**What you will do:** Make an exact copy of all the entries, but do not reproduce the pictures.

::::::::

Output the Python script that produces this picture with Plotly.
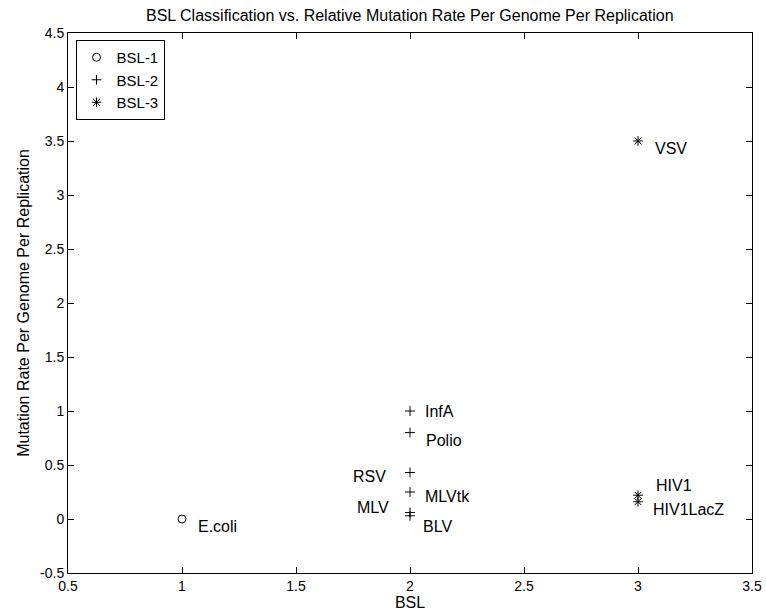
import plotly.graph_objects as go

# Biosafety level of each organism and its relative mutation rate
bsl1_names = ["E.coli"]
bsl1_level = [1]
bsl1_rate = [0.0]

bsl2_names = ["InfA", "Polio", "RSV", "MLVtk", "MLV", "BLV"]
bsl2_level = [2, 2, 2, 2, 2, 2]
bsl2_rate = [1.0, 0.8, 0.43, 0.25, 0.06, 0.03]

bsl3_names = ["VSV", "HIV1", "HIV1LacZ"]
bsl3_level = [3, 3, 3]
bsl3_rate = [3.5, 0.22, 0.16]

x_ticks = [0.5, 1, 1.5, 2, 2.5, 3, 3.5]
x_tick_text = ["0.5", "1", "1.5", "2", "2.5", "3", "3.5"]
y_ticks = [-0.5, 0, 0.5, 1, 1.5, 2, 2.5, 3, 3.5, 4, 4.5]
y_tick_text = ["-0.5", "0", "0.5", "1", "1.5", "2", "2.5", "3", "3.5", "4", "4.5"]

# Where each point label sits relative to its marker (pixels, anchor side)
label_place = {
    "E.coli": (14, -7, "left"),
    "InfA": (13, 0, "left"),
    "Polio": (14, -8, "left"),
    "RSV": (-22, -4, "right"),
    "MLVtk": (13, -4, "left"),
    "MLV": (-19, 5, "right"),
    "BLV": (11, -11, "left"),
    "VSV": (15, -7, "left"),
    "HIV1": (16, 10, "left"),
    "HIV1LacZ": (13, -8, "left"),
}

FONT = "Liberation Sans, Arial, Helvetica, sans-serif"

fig = go.Figure()
series = [
    ("BSL-1", bsl1_level, bsl1_rate, bsl1_names, "circle-open", 8),
    ("BSL-2", bsl2_level, bsl2_rate, bsl2_names, "cross-thin-open", 7),
    ("BSL-3", bsl3_level, bsl3_rate, bsl3_names, "asterisk-open", 8),
]
for name, xs, ys, labels, symbol, size in series:
    fig.add_trace(go.Scatter(
        x=xs, y=ys, mode="markers", name=name,
        marker=dict(symbol=symbol, size=size, color="black",
                    line=dict(color="black", width=1)),
    ))
    for lx, ly, lab in zip(xs, ys, labels):
        dx, dy, side = label_place[lab]
        fig.add_annotation(
            x=lx, y=ly, xref="x", yref="y", text=lab, showarrow=False,
            xanchor=side, yanchor="middle", xshift=dx, yshift=dy,
            font=dict(family=FONT, size=16, color="black"),
        )

axis_common = dict(
    showgrid=False, zeroline=False, showline=True, linecolor="black",
    linewidth=1, mirror="ticks", ticks="inside", ticklen=6,
    tickcolor="black", tickwidth=1,
    tickfont=dict(family=FONT, size=14, color="black"),
)

fig.update_layout(
    width=766, height=615,
    margin=dict(l=68, r=14, t=33, b=42, autoexpand=False),
    paper_bgcolor="white", plot_bgcolor="white",
    font=dict(family=FONT, size=14, color="black"),
    title=dict(
        text="BSL Classification vs. Relative Mutation Rate Per Genome Per Replication",
        x=0.535, xanchor="center", y=1 - 15 / 615, yanchor="middle",
        yref="container", font=dict(family=FONT, size=16, color="black"),
    ),
    xaxis=dict(range=[0.5, 3.5], tickvals=x_ticks, ticktext=x_tick_text,
               title=dict(text="BSL", standoff=0,
                          font=dict(family=FONT, size=16, color="black")),
               **axis_common),
    yaxis=dict(range=[-0.5, 4.5], tickvals=y_ticks, ticktext=y_tick_text,
               title=dict(text="Mutation Rate Per Genome Per Replication",
                          standoff=6,
                          font=dict(family=FONT, size=16, color="black")),
               **axis_common),
    legend=dict(
        x=0.011, y=0.987, xanchor="left", yanchor="top",
        bordercolor="black", borderwidth=1, bgcolor="white",
        font=dict(family=FONT, size=15, color="black"),
        tracegroupgap=0, itemwidth=30,
    ),
    showlegend=True,
)

fig.write_html("out.html")
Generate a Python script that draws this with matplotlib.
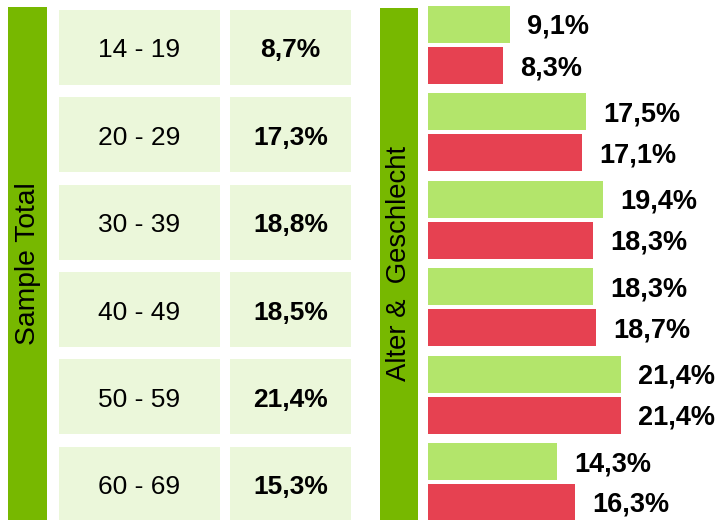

::::::::

**Exercise answer:**
Output the Python script that produces this picture with Plotly.
import plotly.graph_objects as go

# Biosafety level of each organism and its relative mutation rate
bsl1_names = ["E.coli"]
bsl1_level = [1]
bsl1_rate = [0.0]

bsl2_names = ["InfA", "Polio", "RSV", "MLVtk", "MLV", "BLV"]
bsl2_level = [2, 2, 2, 2, 2, 2]
bsl2_rate = [1.0, 0.8, 0.43, 0.25, 0.06, 0.03]

bsl3_names = ["VSV", "HIV1", "HIV1LacZ"]
bsl3_level = [3, 3, 3]
bsl3_rate = [3.5, 0.22, 0.16]

x_ticks = [0.5, 1, 1.5, 2, 2.5, 3, 3.5]
x_tick_text = ["0.5", "1", "1.5", "2", "2.5", "3", "3.5"]
y_ticks = [-0.5, 0, 0.5, 1, 1.5, 2, 2.5, 3, 3.5, 4, 4.5]
y_tick_text = ["-0.5", "0", "0.5", "1", "1.5", "2", "2.5", "3", "3.5", "4", "4.5"]

# Where each point label sits relative to its marker (pixels, anchor side)
label_place = {
    "E.coli": (14, -7, "left"),
    "InfA": (13, 0, "left"),
    "Polio": (14, -8, "left"),
    "RSV": (-22, -4, "right"),
    "MLVtk": (13, -4, "left"),
    "MLV": (-19, 5, "right"),
    "BLV": (11, -11, "left"),
    "VSV": (15, -7, "left"),
    "HIV1": (16, 10, "left"),
    "HIV1LacZ": (13, -8, "left"),
}

FONT = "Liberation Sans, Arial, Helvetica, sans-serif"

fig = go.Figure()
series = [
    ("BSL-1", bsl1_level, bsl1_rate, bsl1_names, "circle-open", 8),
    ("BSL-2", bsl2_level, bsl2_rate, bsl2_names, "cross-thin-open", 7),
    ("BSL-3", bsl3_level, bsl3_rate, bsl3_names, "asterisk-open", 8),
]
for name, xs, ys, labels, symbol, size in series:
    fig.add_trace(go.Scatter(
        x=xs, y=ys, mode="markers", name=name,
        marker=dict(symbol=symbol, size=size, color="black",
                    line=dict(color="black", width=1)),
    ))
    for lx, ly, lab in zip(xs, ys, labels):
        dx, dy, side = label_place[lab]
        fig.add_annotation(
            x=lx, y=ly, xref="x", yref="y", text=lab, showarrow=False,
            xanchor=side, yanchor="middle", xshift=dx, yshift=dy,
            font=dict(family=FONT, size=16, color="black"),
        )

axis_common = dict(
    showgrid=False, zeroline=False, showline=True, linecolor="black",
    linewidth=1, mirror="ticks", ticks="inside", ticklen=6,
    tickcolor="black", tickwidth=1,
    tickfont=dict(family=FONT, size=14, color="black"),
)

fig.update_layout(
    width=766, height=615,
    margin=dict(l=68, r=14, t=33, b=42, autoexpand=False),
    paper_bgcolor="white", plot_bgcolor="white",
    font=dict(family=FONT, size=14, color="black"),
    title=dict(
        text="BSL Classification vs. Relative Mutation Rate Per Genome Per Replication",
        x=0.535, xanchor="center", y=1 - 15 / 615, yanchor="middle",
        yref="container", font=dict(family=FONT, size=16, color="black"),
    ),
    xaxis=dict(range=[0.5, 3.5], tickvals=x_ticks, ticktext=x_tick_text,
               title=dict(text="BSL", standoff=0,
                          font=dict(family=FONT, size=16, color="black")),
               **axis_common),
    yaxis=dict(range=[-0.5, 4.5], tickvals=y_ticks, ticktext=y_tick_text,
               title=dict(text="Mutation Rate Per Genome Per Replication",
                          standoff=6,
                          font=dict(family=FONT, size=16, color="black")),
               **axis_common),
    legend=dict(
        x=0.011, y=0.987, xanchor="left", yanchor="top",
        bordercolor="black", borderwidth=1, bgcolor="white",
        font=dict(family=FONT, size=15, color="black"),
        tracegroupgap=0, itemwidth=30,
    ),
    showlegend=True,
)

fig.write_html("out.html")
Generate a Python script that draws this with matplotlib.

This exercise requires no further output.